Known as the "Gull effect" towns and suburbs who have seen the entry of low-cost operators like Gull, Allied and Waitomo have seen rival stations drop their prices to compete.
But AA senior policy analyst Mark Stockdale says the flipside of the coin is motorists in cities like Wellington and the South Island which don't have low-cost operators are paying 20c a litre more and in some cases it's as much as 40c a litre.
"We don't know how much of that is cross-subsidy."
But he said the reality was if there wasn't that cross-subsidy the prices would be a lot lower.
Stockdale said it was not illegal for companies to cross-subsidise their business.
"Fuel companies are not the only ones to do it."
"But in the AA's view that price difference is getting bigger and bigger."
He warned New Zealand could end up with a rural urban petrol price divide and that increasing pressure on petrol companies could lead to more unmanned stations and the closure of shops and facilities as companies were forced to cut costs to compete.
The government earlier this month announced an inquiry into petrol prices margins.
But Stockdale questioned what they could do.
"Would the government look at regulation? I don't think that is an option for the government."
The association surveyed members asking if they would like to see uniform pricing across the country which is what was seen before Gull entered the market around 20 years ago.
It found 54 per cent would support that option while 43 per cent supported the status quo - not surprisingly those who wanted uniform pricing were based in Wellington and the South Island.
"So whatever the government does - they are damned if the do and damned if they don't"
While more competition could potentially solve the problem for those who lived in the areas where Gull expanded to Stockdale said it wouldn't solve the issue for towns and suburbs for those where it wasn't and in fact petrol price could rise even more for those towns who miss out.
"The price gap in other areas will be even higher."
"The reality is those brands will never have full nationwide networks because some of those areas where those big brands operate will not be terribly profitable."
Another option was to cut staff and shops but Stockdale questioned whether motorists really wanted that.
Gull chief executive Dave Bodger has admitted the company could be indirectly pushing up petrol prices.

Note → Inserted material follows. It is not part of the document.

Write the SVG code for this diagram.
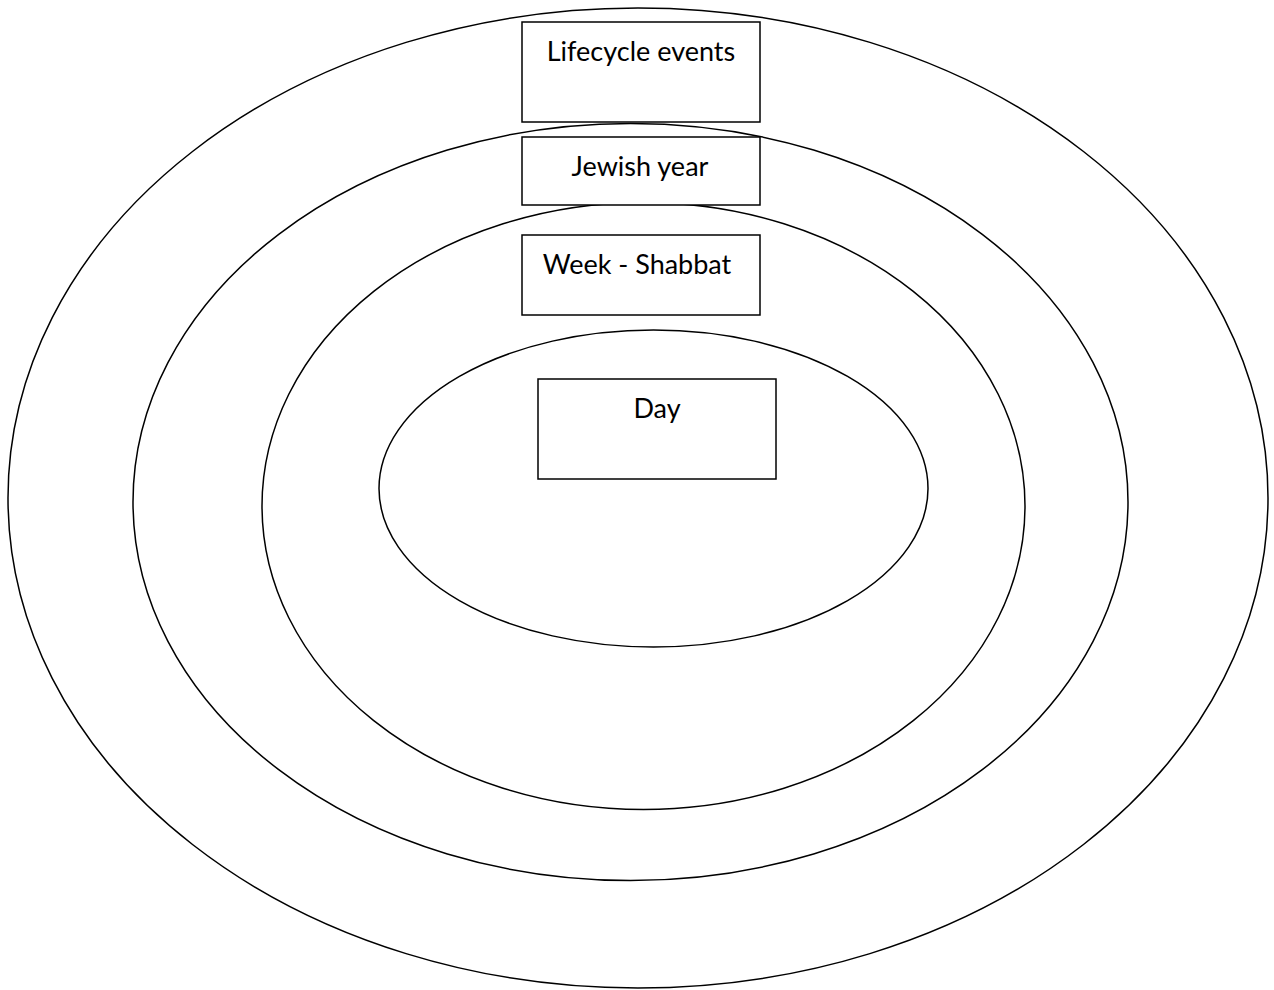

But said he didn't really know and he didn't see the opposition's books.
"The government is trying to decide what is fair and that is going to be tough."
Bodger said it was able to keep prices down through importing fuel through Mt Maunganui and trucking it around the North Island as well as having smaller sites and unmanned stations.
It had looked at building a terminal in the South Island but do to it low population based the numbers just "didn't stack up".
He said the company had asked all the oil majors if it could buy petrol at the terminal gate price off them in the South Island but the answer had been no.
The cost of transporting fuel to Wellington and paying the extra rental costs had also put it off entering the capital city, Bodger said.
He said the government did not have a great track record when it came to regulating markets and he supported a free market approach.
But he would like to see a terminal gate approach which would give more transparency on the wholesale price of fuel and allow it to buy fuel off other oil majors and expand into the South Island.
He says that change would also allow other petrol companies to buy petrol from its Mt Maunganui operations.
Gull is about to open its 77th station in Silverdale's Millwater housing area. It has three sites under construction and another four with planning permission.
The Millwater station will not have any attendants. He said unmanned petrol stations were part of the future.
"It is not the be all and end all."
But he said it gave options if places could not make money out of selling coffee, sushi or cigarettes.
"That is the way things are going with automation."